** BEGIN Given information **

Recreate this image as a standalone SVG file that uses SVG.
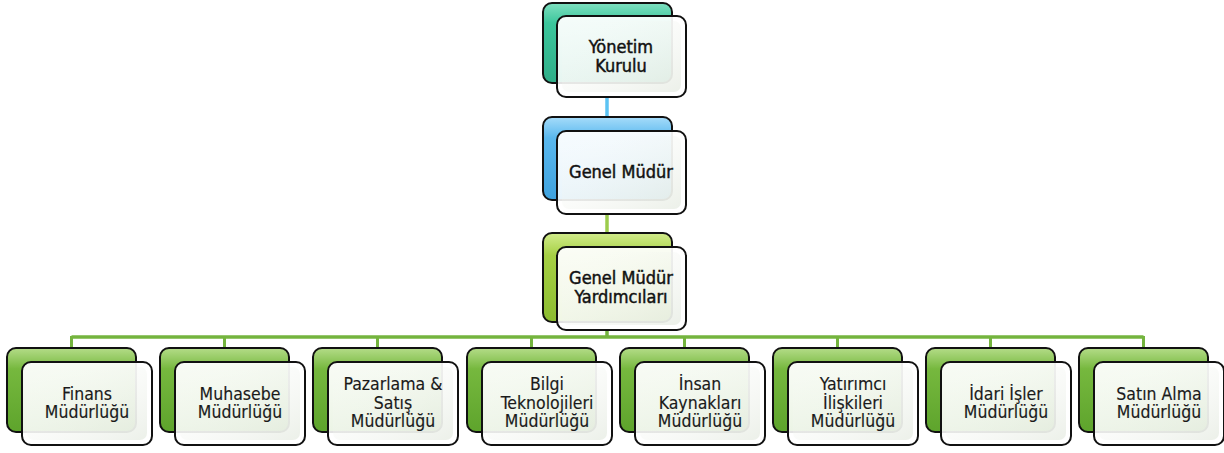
<svg xmlns="http://www.w3.org/2000/svg" width="1224" height="453" viewBox="0 0 1224 453">
<defs>
<linearGradient id="gTeal" x1="0" y1="0" x2="0" y2="1">
<stop offset="0" stop-color="#7fe0c0"/><stop offset="0.25" stop-color="#3cc69c"/><stop offset="1" stop-color="#2fae88"/>
</linearGradient>
<linearGradient id="gBlue" x1="0" y1="0" x2="0" y2="1">
<stop offset="0" stop-color="#a6dcfa"/><stop offset="0.25" stop-color="#5ab8ee"/><stop offset="1" stop-color="#3fa2de"/>
</linearGradient>
<linearGradient id="gLime" x1="0" y1="0" x2="0" y2="1">
<stop offset="0" stop-color="#d2ec8c"/><stop offset="0.25" stop-color="#a6d044"/><stop offset="1" stop-color="#8cbc30"/>
</linearGradient>
<linearGradient id="gGreen" x1="0" y1="0" x2="0" y2="1">
<stop offset="0" stop-color="#b4dc88"/><stop offset="0.25" stop-color="#76b83e"/><stop offset="1" stop-color="#5ea42c"/>
</linearGradient>
<linearGradient id="gFront" x1="0" y1="0" x2="0.3" y2="1">
<stop offset="0" stop-color="#ffffff" stop-opacity="0.95"/><stop offset="1" stop-color="#ffffff" stop-opacity="0.86"/>
</linearGradient>
<linearGradient id="gHi" x1="0" y1="0" x2="1" y2="1">
<stop offset="0" stop-color="#ffffff" stop-opacity="0"/><stop offset="1" stop-color="#dfe6da" stop-opacity="0.6"/>
</linearGradient>
</defs>
<style>
.back{stroke:#111;stroke-width:2}
.front{fill:url(#gFront);stroke:#111;stroke-width:2}
.hi{fill:url(#gHi);stroke:none}
.lbl{font-family:"DejaVu Sans Condensed","DejaVu Sans",sans-serif;font-stretch:condensed;font-size:17.5px;fill:#1a1a1a;text-anchor:middle;stroke:#1a1a1a;stroke-width:0.15}
.top{font-size:18px;fill:#111;stroke:#111;stroke-width:0.45}
.cn{fill:none;stroke-width:3.5}
</style>
<rect width="1224" height="453" fill="#ffffff"/>
<g id="connectors">
<line class="cn" x1="607" y1="96" x2="607" y2="119" stroke="#5cc3f3"/>
<line class="cn" x1="607" y1="213" x2="607" y2="235" stroke="#9ccc4c"/>
<line class="cn" x1="607" y1="329" x2="607" y2="338" stroke="#74b43e"/>
<line class="cn" x1="71.5" y1="337" x2="1143.5" y2="337" stroke="#74b43e"/>
<g stroke="#74b43e" stroke-width="3">
<line x1="71.5" y1="336" x2="71.5" y2="349"/>
<line x1="224.5" y1="336" x2="224.5" y2="349"/>
<line x1="377.5" y1="336" x2="377.5" y2="349"/>
<line x1="531.5" y1="336" x2="531.5" y2="349"/>
<line x1="684.5" y1="336" x2="684.5" y2="349"/>
<line x1="837.5" y1="336" x2="837.5" y2="349"/>
<line x1="990.5" y1="336" x2="990.5" y2="349"/>
<line x1="1143.5" y1="336" x2="1143.5" y2="349"/>
</g>
</g>
<g id="n-yonetim">
<rect class="back" x="543" y="3" width="129" height="80" rx="9" fill="url(#gTeal)"/>
<rect class="front" x="557" y="16" width="129" height="81" rx="9"/>
<rect class="hi" x="562" y="21" width="119" height="71" rx="7"/>
<text class="lbl top" x="621" y="53">Yönetim</text>
<text class="lbl top" x="621" y="72">Kurulu</text>
</g>
<g id="n-genel">
<rect class="back" x="543" y="117" width="129" height="83" rx="9" fill="url(#gBlue)"/>
<rect class="front" x="557" y="131" width="129" height="83" rx="9"/>
<rect class="hi" x="562" y="136" width="119" height="73" rx="7"/>
<text class="lbl top" x="621" y="178">Genel Müdür</text>
</g>
<g id="n-gmy">
<rect class="back" x="543" y="233" width="129" height="89" rx="9" fill="url(#gLime)"/>
<rect class="front" x="557" y="247" width="129" height="83" rx="9"/>
<rect class="hi" x="562" y="252" width="119" height="73" rx="7"/>
<text class="lbl top" x="621" y="284">Genel Müdür</text>
<text class="lbl top" x="621" y="303">Yardımcıları</text>
</g>
<g id="n-finans">
<rect class="back" x="7" y="348" width="129" height="84" rx="9" fill="url(#gGreen)"/>
<rect class="front" x="22" y="362" width="130" height="83" rx="9"/>
<rect class="hi" x="27" y="367" width="120" height="73" rx="7"/>
<text class="lbl" x="87" y="400">Finans</text>
<text class="lbl" x="87" y="418">Müdürlüğü</text>
</g>
<g id="n-muhasebe">
<rect class="back" x="160" y="348" width="129" height="84" rx="9" fill="url(#gGreen)"/>
<rect class="front" x="175" y="362" width="130" height="83" rx="9"/>
<rect class="hi" x="180" y="367" width="120" height="73" rx="7"/>
<text class="lbl" x="240" y="400">Muhasebe</text>
<text class="lbl" x="240" y="418">Müdürlüğü</text>
</g>
<g id="n-pazarlama">
<rect class="back" x="313" y="348" width="129" height="84" rx="9" fill="url(#gGreen)"/>
<rect class="front" x="328" y="362" width="130" height="83" rx="9"/>
<rect class="hi" x="333" y="367" width="120" height="73" rx="7"/>
<text class="lbl" x="393" y="390">Pazarlama &amp;</text>
<text class="lbl" x="393" y="408.5">Satış</text>
<text class="lbl" x="393" y="427">Müdürlüğü</text>
</g>
<g id="n-bilgi">
<rect class="back" x="467" y="348" width="129" height="84" rx="9" fill="url(#gGreen)"/>
<rect class="front" x="482" y="362" width="130" height="83" rx="9"/>
<rect class="hi" x="487" y="367" width="120" height="73" rx="7"/>
<text class="lbl" x="547" y="390">Bilgi</text>
<text class="lbl" x="547" y="408.5">Teknolojileri</text>
<text class="lbl" x="547" y="427">Müdürlüğü</text>
</g>
<g id="n-insan">
<rect class="back" x="620" y="348" width="129" height="84" rx="9" fill="url(#gGreen)"/>
<rect class="front" x="635" y="362" width="130" height="83" rx="9"/>
<rect class="hi" x="640" y="367" width="120" height="73" rx="7"/>
<text class="lbl" x="700" y="390">İnsan</text>
<text class="lbl" x="700" y="408.5">Kaynakları</text>
<text class="lbl" x="700" y="427">Müdürlüğü</text>
</g>
<g id="n-yatirimci">
<rect class="back" x="773" y="348" width="129" height="84" rx="9" fill="url(#gGreen)"/>
<rect class="front" x="788" y="362" width="130" height="83" rx="9"/>
<rect class="hi" x="793" y="367" width="120" height="73" rx="7"/>
<text class="lbl" x="853" y="390">Yatırımcı</text>
<text class="lbl" x="853" y="408.5">İlişkileri</text>
<text class="lbl" x="853" y="427">Müdürlüğü</text>
</g>
<g id="n-idari">
<rect class="back" x="926" y="348" width="129" height="84" rx="9" fill="url(#gGreen)"/>
<rect class="front" x="941" y="362" width="130" height="83" rx="9"/>
<rect class="hi" x="946" y="367" width="120" height="73" rx="7"/>
<text class="lbl" x="1006" y="400">İdari İşler</text>
<text class="lbl" x="1006" y="418">Müdürlüğü</text>
</g>
<g id="n-satin">
<rect class="back" x="1079" y="348" width="129" height="84" rx="9" fill="url(#gGreen)"/>
<rect class="front" x="1094" y="362" width="130" height="83" rx="9"/>
<rect class="hi" x="1099" y="367" width="120" height="73" rx="7"/>
<text class="lbl" x="1159" y="400">Satın Alma</text>
<text class="lbl" x="1159" y="418">Müdürlüğü</text>
</g>
</svg>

** END Given information **

**Task requirements**
Retype the data above exactly; pictures are not part of the copy.

**Response for this exercise**
Recreate this image as a standalone SVG file that uses SVG.
<svg xmlns="http://www.w3.org/2000/svg" width="1224" height="453" viewBox="0 0 1224 453">
<defs>
<linearGradient id="gTeal" x1="0" y1="0" x2="0" y2="1">
<stop offset="0" stop-color="#7fe0c0"/><stop offset="0.25" stop-color="#3cc69c"/><stop offset="1" stop-color="#2fae88"/>
</linearGradient>
<linearGradient id="gBlue" x1="0" y1="0" x2="0" y2="1">
<stop offset="0" stop-color="#a6dcfa"/><stop offset="0.25" stop-color="#5ab8ee"/><stop offset="1" stop-color="#3fa2de"/>
</linearGradient>
<linearGradient id="gLime" x1="0" y1="0" x2="0" y2="1">
<stop offset="0" stop-color="#d2ec8c"/><stop offset="0.25" stop-color="#a6d044"/><stop offset="1" stop-color="#8cbc30"/>
</linearGradient>
<linearGradient id="gGreen" x1="0" y1="0" x2="0" y2="1">
<stop offset="0" stop-color="#b4dc88"/><stop offset="0.25" stop-color="#76b83e"/><stop offset="1" stop-color="#5ea42c"/>
</linearGradient>
<linearGradient id="gFront" x1="0" y1="0" x2="0.3" y2="1">
<stop offset="0" stop-color="#ffffff" stop-opacity="0.95"/><stop offset="1" stop-color="#ffffff" stop-opacity="0.86"/>
</linearGradient>
<linearGradient id="gHi" x1="0" y1="0" x2="1" y2="1">
<stop offset="0" stop-color="#ffffff" stop-opacity="0"/><stop offset="1" stop-color="#dfe6da" stop-opacity="0.6"/>
</linearGradient>
</defs>
<style>
.back{stroke:#111;stroke-width:2}
.front{fill:url(#gFront);stroke:#111;stroke-width:2}
.hi{fill:url(#gHi);stroke:none}
.lbl{font-family:"DejaVu Sans Condensed","DejaVu Sans",sans-serif;font-stretch:condensed;font-size:17.5px;fill:#1a1a1a;text-anchor:middle;stroke:#1a1a1a;stroke-width:0.15}
.top{font-size:18px;fill:#111;stroke:#111;stroke-width:0.45}
.cn{fill:none;stroke-width:3.5}
</style>
<rect width="1224" height="453" fill="#ffffff"/>
<g id="connectors">
<line class="cn" x1="607" y1="96" x2="607" y2="119" stroke="#5cc3f3"/>
<line class="cn" x1="607" y1="213" x2="607" y2="235" stroke="#9ccc4c"/>
<line class="cn" x1="607" y1="329" x2="607" y2="338" stroke="#74b43e"/>
<line class="cn" x1="71.5" y1="337" x2="1143.5" y2="337" stroke="#74b43e"/>
<g stroke="#74b43e" stroke-width="3">
<line x1="71.5" y1="336" x2="71.5" y2="349"/>
<line x1="224.5" y1="336" x2="224.5" y2="349"/>
<line x1="377.5" y1="336" x2="377.5" y2="349"/>
<line x1="531.5" y1="336" x2="531.5" y2="349"/>
<line x1="684.5" y1="336" x2="684.5" y2="349"/>
<line x1="837.5" y1="336" x2="837.5" y2="349"/>
<line x1="990.5" y1="336" x2="990.5" y2="349"/>
<line x1="1143.5" y1="336" x2="1143.5" y2="349"/>
</g>
</g>
<g id="n-yonetim">
<rect class="back" x="543" y="3" width="129" height="80" rx="9" fill="url(#gTeal)"/>
<rect class="front" x="557" y="16" width="129" height="81" rx="9"/>
<rect class="hi" x="562" y="21" width="119" height="71" rx="7"/>
<text class="lbl top" x="621" y="53">Yönetim</text>
<text class="lbl top" x="621" y="72">Kurulu</text>
</g>
<g id="n-genel">
<rect class="back" x="543" y="117" width="129" height="83" rx="9" fill="url(#gBlue)"/>
<rect class="front" x="557" y="131" width="129" height="83" rx="9"/>
<rect class="hi" x="562" y="136" width="119" height="73" rx="7"/>
<text class="lbl top" x="621" y="178">Genel Müdür</text>
</g>
<g id="n-gmy">
<rect class="back" x="543" y="233" width="129" height="89" rx="9" fill="url(#gLime)"/>
<rect class="front" x="557" y="247" width="129" height="83" rx="9"/>
<rect class="hi" x="562" y="252" width="119" height="73" rx="7"/>
<text class="lbl top" x="621" y="284">Genel Müdür</text>
<text class="lbl top" x="621" y="303">Yardımcıları</text>
</g>
<g id="n-finans">
<rect class="back" x="7" y="348" width="129" height="84" rx="9" fill="url(#gGreen)"/>
<rect class="front" x="22" y="362" width="130" height="83" rx="9"/>
<rect class="hi" x="27" y="367" width="120" height="73" rx="7"/>
<text class="lbl" x="87" y="400">Finans</text>
<text class="lbl" x="87" y="418">Müdürlüğü</text>
</g>
<g id="n-muhasebe">
<rect class="back" x="160" y="348" width="129" height="84" rx="9" fill="url(#gGreen)"/>
<rect class="front" x="175" y="362" width="130" height="83" rx="9"/>
<rect class="hi" x="180" y="367" width="120" height="73" rx="7"/>
<text class="lbl" x="240" y="400">Muhasebe</text>
<text class="lbl" x="240" y="418">Müdürlüğü</text>
</g>
<g id="n-pazarlama">
<rect class="back" x="313" y="348" width="129" height="84" rx="9" fill="url(#gGreen)"/>
<rect class="front" x="328" y="362" width="130" height="83" rx="9"/>
<rect class="hi" x="333" y="367" width="120" height="73" rx="7"/>
<text class="lbl" x="393" y="390">Pazarlama &amp;</text>
<text class="lbl" x="393" y="408.5">Satış</text>
<text class="lbl" x="393" y="427">Müdürlüğü</text>
</g>
<g id="n-bilgi">
<rect class="back" x="467" y="348" width="129" height="84" rx="9" fill="url(#gGreen)"/>
<rect class="front" x="482" y="362" width="130" height="83" rx="9"/>
<rect class="hi" x="487" y="367" width="120" height="73" rx="7"/>
<text class="lbl" x="547" y="390">Bilgi</text>
<text class="lbl" x="547" y="408.5">Teknolojileri</text>
<text class="lbl" x="547" y="427">Müdürlüğü</text>
</g>
<g id="n-insan">
<rect class="back" x="620" y="348" width="129" height="84" rx="9" fill="url(#gGreen)"/>
<rect class="front" x="635" y="362" width="130" height="83" rx="9"/>
<rect class="hi" x="640" y="367" width="120" height="73" rx="7"/>
<text class="lbl" x="700" y="390">İnsan</text>
<text class="lbl" x="700" y="408.5">Kaynakları</text>
<text class="lbl" x="700" y="427">Müdürlüğü</text>
</g>
<g id="n-yatirimci">
<rect class="back" x="773" y="348" width="129" height="84" rx="9" fill="url(#gGreen)"/>
<rect class="front" x="788" y="362" width="130" height="83" rx="9"/>
<rect class="hi" x="793" y="367" width="120" height="73" rx="7"/>
<text class="lbl" x="853" y="390">Yatırımcı</text>
<text class="lbl" x="853" y="408.5">İlişkileri</text>
<text class="lbl" x="853" y="427">Müdürlüğü</text>
</g>
<g id="n-idari">
<rect class="back" x="926" y="348" width="129" height="84" rx="9" fill="url(#gGreen)"/>
<rect class="front" x="941" y="362" width="130" height="83" rx="9"/>
<rect class="hi" x="946" y="367" width="120" height="73" rx="7"/>
<text class="lbl" x="1006" y="400">İdari İşler</text>
<text class="lbl" x="1006" y="418">Müdürlüğü</text>
</g>
<g id="n-satin">
<rect class="back" x="1079" y="348" width="129" height="84" rx="9" fill="url(#gGreen)"/>
<rect class="front" x="1094" y="362" width="130" height="83" rx="9"/>
<rect class="hi" x="1099" y="367" width="120" height="73" rx="7"/>
<text class="lbl" x="1159" y="400">Satın Alma</text>
<text class="lbl" x="1159" y="418">Müdürlüğü</text>
</g>
</svg>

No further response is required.